In querying data, we design RESTFul APIs to cover most of the basic operations of SPARQL query such as filter, aggregation functions, order by, limit and offset. All datasets have the same patterns of querying APIs. Thus, it can help users to reduce a learning curve. In addition, the ontology-based search interface also provides a direct access to access the querying API as an alternative for writing the APIs directly. They can copy the API querying URL to use in their applications as shown in Fig. 5.

Fig. 5.
figure 5

Access to the API via the ontology-based search interface

The APIs are provided for three main functions: getting all dataset names, getting description of the dataset and data querying by condition based on ontology. Examples of APIs of each function are provided as follows:

The parameters in querying API are based on the structure of the ontology of each dataset. There are two types of property with the supported querying operators as follows:

  • Datatype property: This type relates things to literal (e.g., String, Integer, Float etc.). Operators of literal value for querying API include ‘CONTAINS’ for string value and =, >, <, >=, <= for number value comparison.

  • Object property: This type relates individuals to individuals which refer to some particular class. Operator of querying API for object property is ‘IS-A’ operator, which supports ‘Subclass-of’ inferencing.

3.3 SPARQL Query Translation and Result Structure of APIs

In this section, we provide details and examples of SPARQL query translation for the dataset APIs. SPARQL queries and the results of each API function are described as follows.

  1. 1.

    Get all dataset names: This API returns the list of dataset names; both short names and full names of datasets. The short name of a dataset is used to reference the dataset in other APIs.

  2. 2.

    Get description of the dataset: This API returns description of the dataset including concept, property, and operators as shown in Fig. 7.

    Fig. 7.
    figure 7

    Example of JSON result for description of the dataset

    • URL: http://demo-api.data.go.th/searching/api/dataset/info?dsname=thailand_location

    • Result: there are three parts in the description of the dataset as follows

      1. (1)

        Concept: the scope of concept or class of ontology.

      2. (2)

        Property: all properties of the concept that include list of property names and labels.

      3. (3)

        Operators: operators of literal value for querying API include ‘CONTAINS’ for string value and ‘EQUALS’ (=), ‘GT’ (>), ‘LT’ (<), ‘GE’ (>=), ‘LE’ (<=) for number value comparison. Operator of querying API for object property is ‘IS-A’ operator.

  3. 3.

    Querying by conditions: This API allows users to submit the parameters for querying by conditions. Each query condition consists of property, operator and value. The property and operator are selected from those returned by the API to obtain description of the dataset.

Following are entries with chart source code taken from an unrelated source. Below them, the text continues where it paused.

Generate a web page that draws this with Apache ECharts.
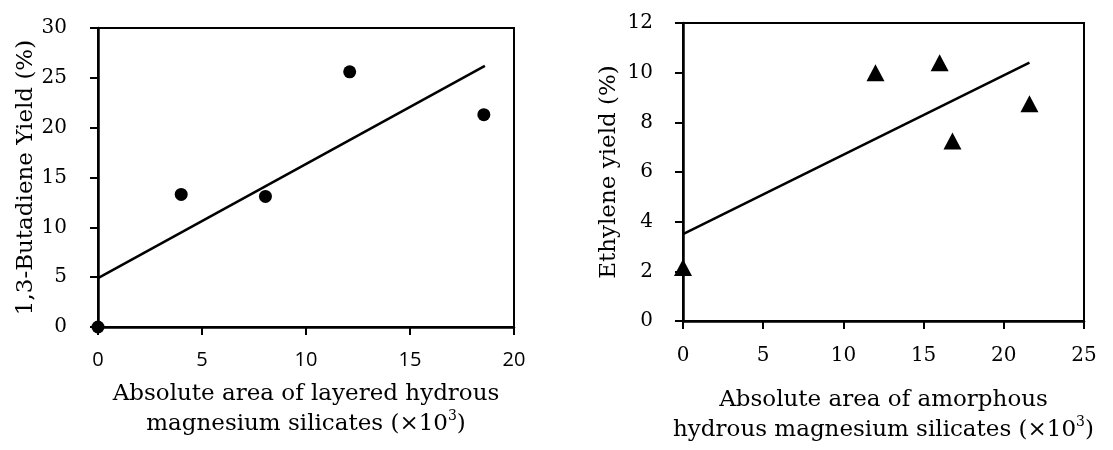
<!DOCTYPE html>
<html>
<head>
<meta charset="utf-8">
<script src="https://cdn.jsdelivr.net/npm/echarts@6/dist/echarts.min.js"></script>
<style>
  html, body { margin: 0; padding: 0; background: #fff; }
  #chart { width: 1113px; height: 450px; }
</style>
</head>
<body>
<div id="chart"></div>
<script>
// left panel: layered hydrous magnesium silicates vs 1,3-butadiene yield
var layeredArea = [0, 4.0, 8.05, 12.1, 18.55];
var butadieneYield = [0, 13.3, 13.1, 25.6, 21.3];
var butadieneTrend = [[0, 4.9], [18.6, 26.2]];
// right panel: amorphous hydrous magnesium silicates vs ethylene yield
var amorphousArea = [0, 12.0, 16.0, 16.8, 21.6];
var ethyleneYield = [2.15, 10.0, 10.4, 7.25, 8.75];
var ethyleneTrend = [[0, 3.5], [21.6, 10.4]];

var serif = "DejaVu Serif";

function pairs(xs, ys) {
  return xs.map(function (x, i) { return [x, ys[i]]; });
}

window.onload = function () {
  var chart = echarts.init(document.getElementById("chart"));

  var axisLine = { show: true, onZero: false, lineStyle: { color: "#000", width: 2.5 } };
  var axisTick = { show: true, inside: false, length: 8, lineStyle: { color: "#000", width: 2 } };
  var supStyle = { fontFamily: serif, fontSize: 14, verticalAlign: "top", lineHeight: 22, color: "#000" };

  var option = {
    backgroundColor: "#fff",
    animation: false,
    grid: [
      { left: 98, right: 599, top: 28, bottom: 123, show: true, borderColor: "#000", borderWidth: 2 },
      { left: 683, right: 29, top: 23, bottom: 127, show: true, borderColor: "#000", borderWidth: 2 }
    ],
    xAxis: [
      {
        gridIndex: 0, type: "value", min: 0, max: 20, interval: 5,
        axisLine: axisLine, axisTick: axisTick, splitLine: { show: false },
        axisLabel: { color: "#000", fontFamily: "Open Sans", fontSize: 20, margin: 23 },
        name: "Absolute area of layered hydrous\nmagnesium silicates (×10{sup|3})",
        nameLocation: "middle", nameGap: 52,
        nameTextStyle: {
          color: "#000", fontFamily: serif, fontSize: 23, lineHeight: 30,
          rich: { sup: supStyle }
        }
      },
      {
        gridIndex: 1, type: "value", min: 0, max: 25, interval: 5,
        axisLine: axisLine, axisTick: axisTick, splitLine: { show: false },
        axisLabel: { color: "#000", fontFamily: serif, fontSize: 20, margin: 25 },
        name: "Absolute area of amorphous\nhydrous magnesium silicates (×10{sup|3})",
        nameLocation: "middle", nameGap: 64,
        nameTextStyle: {
          color: "#000", fontFamily: serif, fontSize: 23, lineHeight: 30,
          rich: { sup: supStyle }
        }
      }
    ],
    yAxis: [
      {
        gridIndex: 0, type: "value", min: 0, max: 30, interval: 5,
        axisLine: axisLine, axisTick: axisTick, splitLine: { show: false },
        axisLabel: { color: "#000", fontFamily: serif, fontSize: 20, margin: 31 },
        name: "1,3-Butadiene Yield (%)", nameLocation: "middle", nameGap: 60,
        nameTextStyle: { color: "#000", fontFamily: serif, fontSize: 23 }
      },
      {
        gridIndex: 1, type: "value", min: 0, max: 12, interval: 2,
        axisLine: axisLine, axisTick: axisTick, splitLine: { show: false },
        axisLabel: { color: "#000", fontFamily: serif, fontSize: 20, margin: 30 },
        name: "Ethylene yield (%)", nameLocation: "middle", nameGap: 62,
        nameTextStyle: { color: "#000", fontFamily: serif, fontSize: 23 }
      }
    ],
    series: [
      {
        type: "line", xAxisIndex: 0, yAxisIndex: 0, data: butadieneTrend,
        symbol: "none", lineStyle: { color: "#000", width: 2.5 }, z: 2
      },
      {
        type: "scatter", xAxisIndex: 0, yAxisIndex: 0, data: pairs(layeredArea, butadieneYield),
        symbol: "circle", symbolSize: 13, itemStyle: { color: "#000", opacity: 1 }, z: 3
      },
      {
        type: "line", xAxisIndex: 1, yAxisIndex: 1, data: ethyleneTrend,
        symbol: "none", lineStyle: { color: "#000", width: 2.5 }, z: 2
      },
      {
        type: "scatter", xAxisIndex: 1, yAxisIndex: 1, data: pairs(amorphousArea, ethyleneYield),
        symbol: "triangle", symbolSize: [18, 17], itemStyle: { color: "#000", opacity: 1 }, z: 3
      }
    ]
  };
  chart.setOption(option);
};
</script>
</body>
</html>
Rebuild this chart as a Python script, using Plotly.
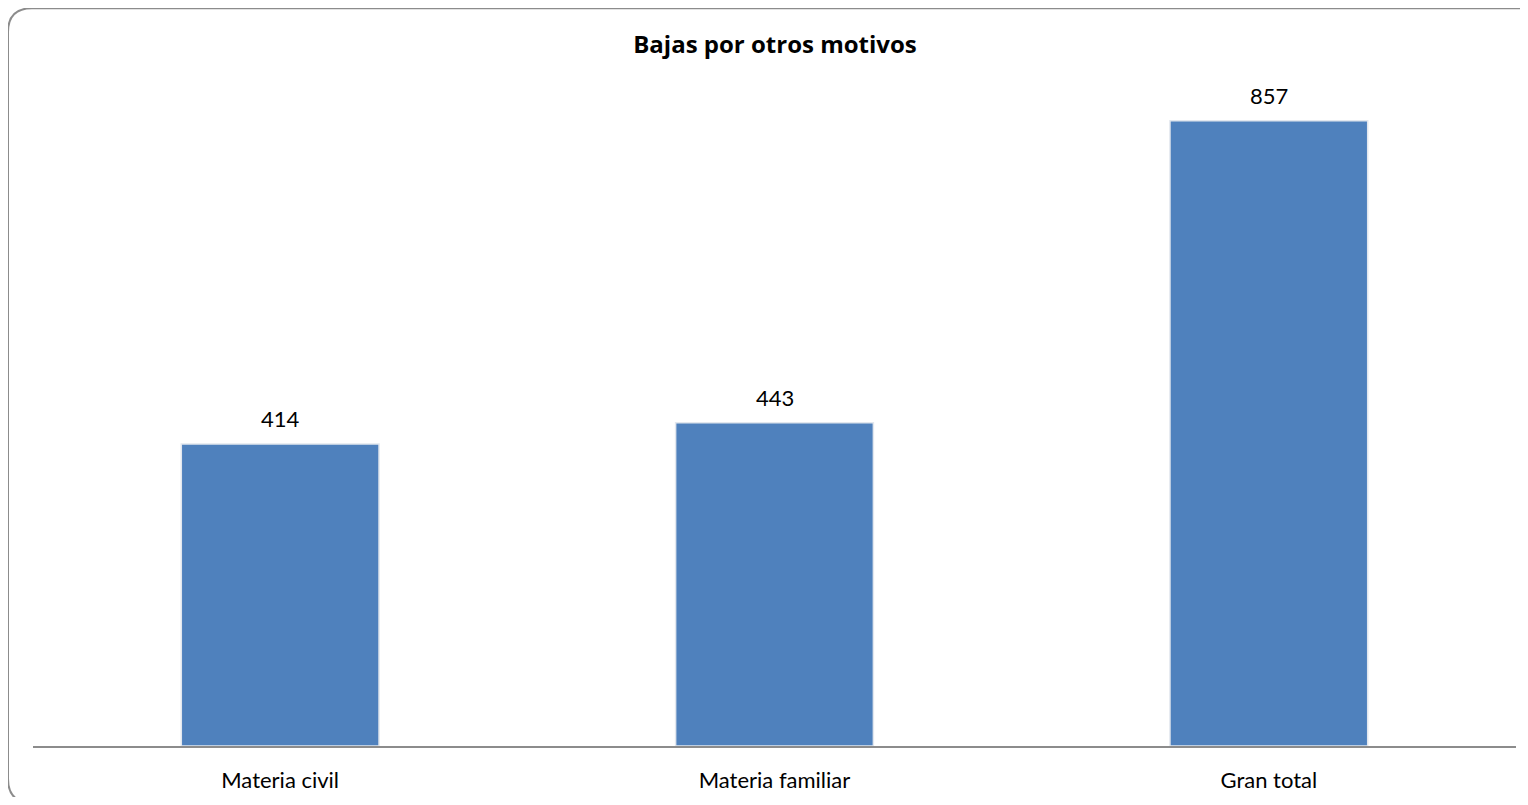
import plotly.graph_objects as go

categories = ["Materia civil", "Materia familiar", "Gran total"]
values = [414, 443, 857]

# page has an 8px body margin; work in figure coordinates (page - 8)
W, H = 1512, 789
L, R, T, B = 25, 4, 52, 48
pw, ph = W - L - R, H - T - B

def px(x):
    return (x - L) / pw

def py(y):
    return (H - B - y) / ph

fig = go.Figure()
fig.add_trace(go.Bar(
    x=categories, y=values,
    marker=dict(color="#4F81BD", line=dict(color="#E2E7EE", width=1.5)),
    cliponaxis=False,
))

for c, v in zip(categories, values):
    fig.add_annotation(x=c, y=v, text=str(v), showarrow=False, yshift=25,
                       yanchor="middle",
                       font=dict(family="Lato, Open Sans, sans-serif", size=22, color="#000000"))

# rounded frame (right and bottom edges lie at/off the page edge)
x0, y0, x1, y1, r = 0, 0, 1540, 798, 24
path = (f"M {px(x0+r)},{py(y0)} L {px(x1-r)},{py(y0)} "
        f"Q {px(x1)},{py(y0)} {px(x1)},{py(y0+r)} L {px(x1)},{py(y1-r)} "
        f"Q {px(x1)},{py(y1)} {px(x1-r)},{py(y1)} L {px(x0+r)},{py(y1)} "
        f"Q {px(x0)},{py(y1)} {px(x0)},{py(y1-r)} L {px(x0)},{py(y0+r)} "
        f"Q {px(x0)},{py(y0)} {px(x0+r)},{py(y0)} Z")
fig.add_shape(type="path", path=path, xref="paper", yref="paper",
              line=dict(color="#8C8C8C", width=2), layer="below")

fig.update_layout(
    width=W, height=H,
    margin=dict(l=L, r=R, t=T, b=B),
    paper_bgcolor="white", plot_bgcolor="white",
    bargap=0.6,
    showlegend=False,
    title=dict(text="<b>Bajas por otros motivos</b>", x=767 / W, xanchor="center",
               y=1 - 37 / H, yanchor="middle",
               font=dict(family="Open Sans, sans-serif", size=24, color="#000000")),
    xaxis=dict(showline=True, linecolor="#8C8C8C", linewidth=2, ticks="",
               ticklabelstandoff=14,
               tickfont=dict(family="Lato, Open Sans, sans-serif", size=22, color="#000000"),
               showgrid=False),
    yaxis=dict(visible=False, range=[0, (H - B - T) / (628 / 857)], showgrid=False),
)

fig.write_html("out.html")
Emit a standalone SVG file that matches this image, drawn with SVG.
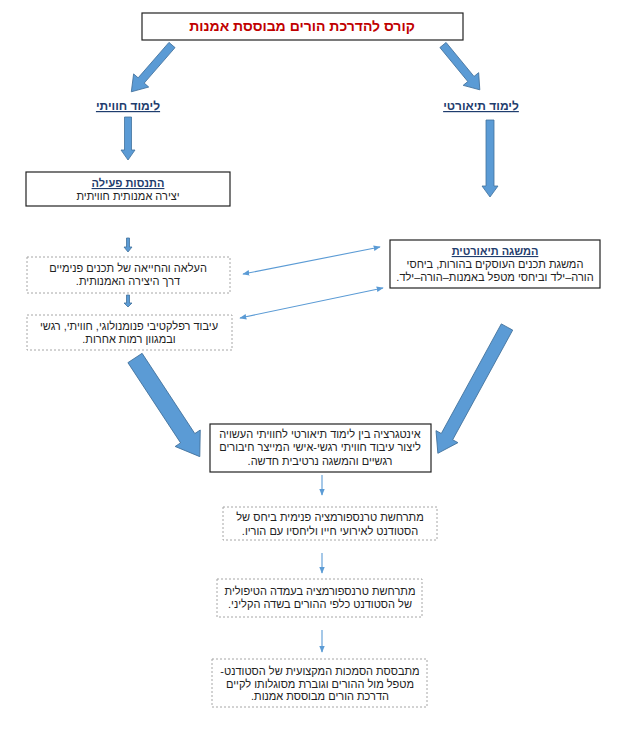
<svg xmlns="http://www.w3.org/2000/svg" width="620" height="736" viewBox="0 0 620 736">
<style>
text{font-family:"Liberation Sans",Arial,sans-serif;font-size:11px;fill:#222;text-anchor:middle;direction:rtl;unicode-bidi:embed}
.title{font-size:14px;font-weight:bold;fill:#c00000}
.head{font-weight:bold;fill:#1f3d6e;text-decoration:underline}
.lbl{font-size:12px}
.solid{fill:#fff;stroke:#222;stroke-width:1.2}
.dash{fill:#fff;stroke:#a6a6a6;stroke-width:1;stroke-dasharray:2,2}
.blk{fill:#5b9bd5;stroke:#41719c;stroke-width:0.8}
.thin{stroke:#5b9bd5;stroke-width:1.1;fill:none}
</style>
<defs>
<marker id="ah" viewBox="0 0 10 10" refX="9" refY="5" markerWidth="7" markerHeight="7" orient="auto-start-reverse" markerUnits="userSpaceOnUse">
<path d="M0,1 L10,5 L0,9 Z" fill="#5b9bd5"/>
</marker>
</defs>
<rect width="620" height="736" fill="#fff"/>

<g id="connectors">
<polygon class="blk" transform="translate(172,45) rotate(131)" points="0,-4 47,-4 47,-10 62,0 47,10 47,4 0,4"/>
<polygon class="blk" transform="translate(443,45) rotate(50.6)" points="0,-4 44,-4 44,-10 58,0 44,10 44,4 0,4"/>
<polygon class="blk" transform="translate(128,117) rotate(90)" points="0,-3.5 33,-3.5 33,-7 43,0 33,7 33,3.5 0,3.5"/>
<polygon class="blk" transform="translate(490,120) rotate(90)" points="0,-4 66,-4 66,-8 77,0 66,8 66,4 0,4"/>
<polygon class="blk" transform="translate(128,238) rotate(90)" points="0,-1.5 9,-1.5 9,-4 14,0 9,4 9,1.5 0,1.5"/>
<polygon class="blk" transform="translate(128,295) rotate(90)" points="0,-1.5 8,-1.5 8,-4 12,0 8,4 8,1.5 0,1.5"/>
<polygon class="blk" transform="translate(135,358) rotate(56.7)" points="0,-8.5 96,-8.5 96,-15 118,0 96,15 96,8.5 0,8.5"/>
<polygon class="blk" transform="translate(507,327) rotate(118.7)" points="0,-6.5 125,-6.5 125,-12.5 144,0 125,12.5 125,6.5 0,6.5"/>
<line class="thin" x1="243" y1="274" x2="380" y2="247" marker-start="url(#ah)" marker-end="url(#ah)"/>
<line class="thin" x1="240" y1="318" x2="383" y2="288" marker-start="url(#ah)" marker-end="url(#ah)"/>
<line class="thin" x1="322" y1="475" x2="322" y2="495" marker-end="url(#ah)"/>
<line class="thin" x1="322" y1="553" x2="322" y2="573" marker-end="url(#ah)"/>
<line class="thin" x1="322" y1="630" x2="322" y2="652" marker-end="url(#ah)"/>
</g>

<g id="n-course">
<rect class="solid" x="142" y="13" width="321" height="27"/>
<text class="title" x="302" y="31">קורס להדרכת הורים מבוססת אמנות</text>
</g>

<g id="n-exp-label">
<text class="head lbl" x="128" y="110">לימוד חוויתי</text>
</g>

<g id="n-theo-label">
<text class="head lbl" x="481" y="110">לימוד תיאורטי</text>
</g>

<g id="n-active">
<rect class="solid" x="26" y="172" width="204" height="34"/>
<text class="head" x="128" y="187">התנסות פעילה</text>
<text x="128" y="200">יצירה אמנותית חוויתית</text>
</g>

<g id="n-raise">
<rect class="dash" x="27" y="257" width="203" height="36"/>
<text x="128" y="272">העלאה והחייאה של תכנים פנימיים</text>
<text x="128" y="285">דרך היצירה האמנותית.</text>
</g>

<g id="n-reflect">
<rect class="dash" x="27" y="315" width="205" height="35"/>
<text x="129" y="330">עיבוד רפלקטיבי פנומנולוגי, חוויתי, רגשי</text>
<text x="129" y="343">ובמגוון רמות אחרות.</text>
</g>

<g id="n-concept">
<rect class="solid" x="390" y="240" width="210" height="48"/>
<text class="head" x="495" y="255">המשגה תיאורטית</text>
<text x="495" y="268">המשגת תכנים העוסקים בהורות, ביחסי</text>
<text x="495" y="281">הורה–ילד וביחסי מטפל באמנות–הורה–ילד.</text>
</g>

<g id="n-integration">
<rect class="solid" x="210" y="424" width="221" height="48"/>
<text x="320" y="438">אינטגרציה בין לימוד תיאורטי לחוויתי העשויה</text>
<text x="320" y="451">ליצור עיבוד חוויתי רגשי-אישי המייצר חיבורים</text>
<text x="320" y="465">רגשיים והמשגה נרטיבית חדשה.</text>
</g>

<g id="n-inner">
<rect class="dash" x="223" y="507" width="214" height="33"/>
<text x="330" y="521">מתרחשת טרנספורמציה פנימית ביחס של</text>
<text x="330" y="535">הסטודנט לאירועי חייו וליחסיו עם הוריו.</text>
</g>

<g id="n-stance">
<rect class="dash" x="217" y="579" width="205" height="38"/>
<text x="320" y="595">מתרחשת טרנספורמציה בעמדה הטיפולית</text>
<text x="320" y="608">של הסטודנט כלפי ההורים בשדה הקליני.</text>
</g>

<g id="n-authority">
<rect class="dash" x="212" y="659" width="215" height="48"/>
<text x="320" y="675">מתבססת הסמכות המקצועית של הסטודנט-</text>
<text x="320" y="688">מטפל מול ההורים וגוברת מסוגלותו לקיים</text>
<text x="320" y="700">הדרכת הורים מבוססת אמנות.</text>
</g>
</svg>
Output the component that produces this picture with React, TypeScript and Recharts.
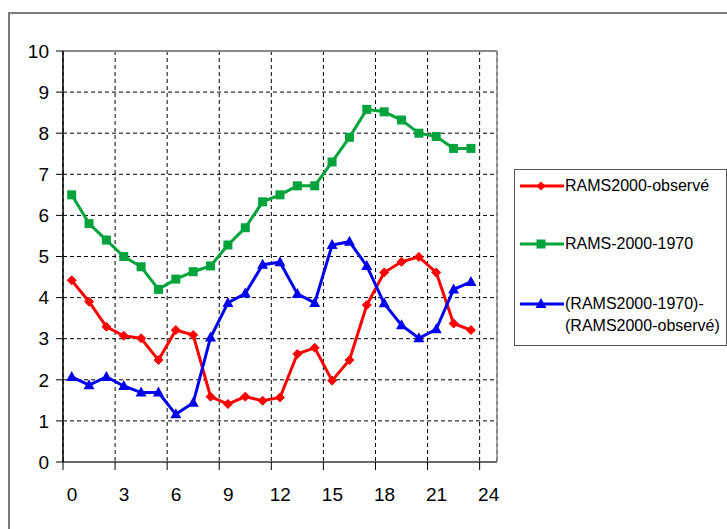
import React from "react";
import { LineChart, Line, XAxis, YAxis, CartesianGrid, ReferenceLine } from "recharts";

const hours = [0.5, 1.5, 2.5, 3.5, 4.5, 5.5, 6.5, 7.5, 8.5, 9.5, 10.5, 11.5, 12.5, 13.5, 14.5, 15.5, 16.5, 17.5, 18.5, 19.5, 20.5, 21.5, 22.5, 23.5];
const ramsObs = [4.42, 3.9, 3.29, 3.07, 3.01, 2.48, 3.21, 3.09, 1.59, 1.41, 1.59, 1.49, 1.57, 2.63, 2.78, 1.98, 2.48, 3.82, 4.61, 4.87, 4.99, 4.61, 3.37, 3.21];
const rams2000_1970 = [6.5, 5.8, 5.4, 5.0, 4.75, 4.2, 4.45, 4.63, 4.77, 5.28, 5.7, 6.33, 6.5, 6.72, 6.72, 7.3, 7.9, 8.58, 8.52, 8.32, 8.0, 7.92, 7.63, 7.63];
const diffSeries = [2.07, 1.87, 2.07, 1.85, 1.69, 1.69, 1.16, 1.44, 3.03, 3.87, 4.1, 4.8, 4.86, 4.09, 3.87, 5.28, 5.36, 4.77, 3.86, 3.33, 3.01, 3.23, 4.2, 4.38];
const xTicks = [0, 3, 6, 9, 12, 15, 18, 21, 24];
const yTicks = [0, 1, 2, 3, 4, 5, 6, 7, 8, 9, 10];

const RED = "#FF0000";
const GREEN = "#00A33C";
const BLUE = "#0000F0";

const data = hours.map((h, i) => ({
  x: h,
  obs: ramsObs[i],
  g: rams2000_1970[i],
  d: diffSeries[i],
}));

const FONT = '"Liberation Sans", Arial, sans-serif';

const Diamond = (props: any) => {
  const { cx, cy, key } = props;
  const r = 4.5;
  return <polygon key={key} points={`${cx},${cy - r} ${cx + r},${cy} ${cx},${cy + r} ${cx - r},${cy}`} fill={RED} stroke={RED} strokeWidth={1} />;
};
const Square = (props: any) => {
  const { cx, cy, key } = props;
  const s = 4.5;
  return <rect key={key} x={cx - s} y={cy - s} width={2 * s} height={2 * s} fill={GREEN} />;
};
const Triangle = (props: any) => {
  const { cx, cy, key } = props;
  return <polygon key={key} points={`${cx},${cy - 6} ${cx + 5.5},${cy + 4} ${cx - 5.5},${cy + 4}`} fill={BLUE} />;
};

const XTick = (props: any) => {
  const { x, y, payload } = props;
  return (
    <text x={x + 9} y={y + 31} textAnchor="middle" fontSize={19} fontFamily={FONT} fill="#000">
      {payload.value}
    </text>
  );
};

const legendItems = [
  { color: RED, lines: ["RAMS2000-observé"], marker: "diamond", top: 16 },
  { color: GREEN, lines: ["RAMS-2000-1970"], marker: "square", top: 74 },
  { color: BLUE, lines: ["(RAMS2000-1970)-", "(RAMS2000-observé)"], marker: "triangle", top: 134 },
];

const LegendBox = () => (
  <div
    style={{
      position: "absolute",
      left: 514,
      top: 169,
      width: 213,
      height: 177,
      border: "1px solid #555",
      background: "#fff",
      boxSizing: "border-box",
      fontFamily: FONT,
      fontSize: 16,
      color: "#000",
    }}
  >
    {legendItems.map((it) => (
      <div key={it.lines[0]}>
        <svg style={{ position: "absolute", left: 4, top: it.top - 8 }} width={46} height={16}>
          <line x1={1} y1={8} x2={45} y2={8} stroke={it.color} strokeWidth={3} />
          {it.marker === "diamond" && <polygon points="22,3.5 26.5,8 22,12.5 17.5,8" fill={it.color} />}
          {it.marker === "square" && <rect x={17.5} y={3.5} width={9} height={9} fill={it.color} />}
          {it.marker === "triangle" && <polygon points="22,2 27.5,12 16.5,12" fill={it.color} />}
        </svg>
        {it.lines.map((t, j) => (
          <div
            key={t}
            style={{
              position: "absolute",
              left: 50,
              top: it.top - 10 + j * 22,
              lineHeight: "20px",
              whiteSpace: "nowrap",
            }}
          >
            {t}
          </div>
        ))}
      </div>
    ))}
  </div>
);

export default function App() {
  return (
    <div style={{ position: "absolute", left: 0, top: 0, width: 727, height: 529, overflow: "hidden", background: "#fff" }}>
      <div
        style={{
          position: "absolute",
          left: 8,
          top: 12,
          width: 800,
          height: 600,
          borderLeft: "2px solid #7a7a7a",
          borderTop: "2px solid #7a7a7a",
        }}
      />
      <div style={{ position: "absolute", left: 0, top: 0 }}>
        <LineChart width={727} height={529} data={data} margin={{ top: 51, right: 230, bottom: 27, left: 0 }}>
          <CartesianGrid stroke="#000" strokeDasharray="4 3" strokeWidth={1} />
          <ReferenceLine y={10} stroke="#8a8a8a" strokeWidth={2} />
          <ReferenceLine x={25} stroke="#8a8a8a" strokeWidth={1.5} />
          <XAxis
            type="number"
            dataKey="x"
            domain={[0, 25]}
            ticks={xTicks}
            allowDataOverflow
            height={40}
            tickSize={8}
            tickMargin={0}
            axisLine={{ stroke: "#6a6a6a", strokeWidth: 2 }}
            tickLine={{ stroke: "#000" }}
            tick={<XTick />}
            interval={0}
          />
          <YAxis
            type="number"
            domain={[0, 10]}
            ticks={yTicks}
            width={63}
            tickSize={7}
            tickMargin={7}
            interval={0}
            axisLine={{ stroke: "#000", strokeWidth: 1.5 }}
            tickLine={{ stroke: "#000" }}
            tick={{ fontSize: 19, fontFamily: FONT, fill: "#000" }}
          />
          <Line type="linear" dataKey="obs" name="RAMS2000-observé" stroke={RED} strokeWidth={3} dot={Diamond} isAnimationActive={false} />
          <Line type="linear" dataKey="g" name="RAMS-2000-1970" stroke={GREEN} strokeWidth={3} dot={Square} isAnimationActive={false} />
          <Line type="linear" dataKey="d" name="(RAMS2000-1970)-(RAMS2000-observé)" stroke={BLUE} strokeWidth={3} dot={Triangle} isAnimationActive={false} />
        </LineChart>
      </div>
      <LegendBox />
    </div>
  );
}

For example, a sample query to get the names of all districts located in the northern region (“ภาคเหนือ”) that contain the string “Chiang” (“เชียง”) in province names from the “Thailand Location” dataset can be formed as (Fig. 8):

Fig. 8.
figure 8

Example API for querying a dataset by search conditions

  • Pattern of SPARQL query: in the above example, the API for querying by search condition using “AND” condition to supports more than one condition. There are two steps for query translation including getting IDs for all subjects and then using these IDs to query property value data as shown in Figs. 9 and 10.

    Fig. 9.
    figure 9

    Example of SPARQL query for getting IDs of all results

    Fig. 10.
    figure 10

    Example of SPARQL query to obtain all property values of the returned subjects

In Fig. 10, (1) specifies conditions of “FILTER” that use IDs returned from SPARQL query shown in Fig. 9 and (2) adds “OPTIONAL” clause in getting each property value.

4 Data Mashup

In this section, we present an implementation of dataset mashup in an application prototype, which consumes the data from the weather and reservoir statistics datasets via the provided APIs. In this application, the water volume levels in some selected dams are visualized together with the rainfall statistics of the same provinces. This application visualizes statistics data in various forms such as in google map, bar chart and table to allow the user to see the relations between rainfalls and water volume in reservoir. In consuming the data, we requested RESTFul APIs from Demo-api.data.go.th for two datasets: dam levels statistics (2011–2014) and rainfall statistics (2014). We manually obtained location information (latitude, longitude) of dams from Wikipedia. Figure 11 demonstrates the relationships between the user interface, APIs and data sources.

Fig. 11.
figure 11

Sample application demonstrating the dataset mash-up

In terms of application development, accessing open data via RESTFul APIs is more convenient and more flexible comparing to manually collecting the full dataset files from Data.go.th. The query results from RESTFul APIs are in the more ready-to-use format. Developers also do not need to manually collect the data files. In terms of data mash-up, access to multiple datasets can be done in a uniform way through the RESTFul APIs, which allow the developers to programmatically combine the data from different datasets more conveniently.

5 Conclusion

In this paper, we present an RDF dataset management framework and system for publishing RDF datasets on Data.go.th based on the OAM framework. This system provides services such as database-to-ontology mapping and conversion of relational database to RDF/XML format. After publishing an RDF dataset on the portal, the system provides the form-based SPARQL and RESTFul APIs data querying services for each dataset automatically. Users who want to use the published data do not need to write SPARQL queries. With the uniform query pattern of the provided APIs, it can help users to reduce time in learning and developing an application from open government datasets comparing to using the dataset files. To demonstrate consuming the open data APIs, we implemented a sample mash-up application which utilized dataset querying APIs of multiple datasets from Demo-api.data.go.th. Our future work will extend the OAM framework to support namespace management of the datasets for better support of linked open data and to simplify the process of publishing RDF datasets on the portal.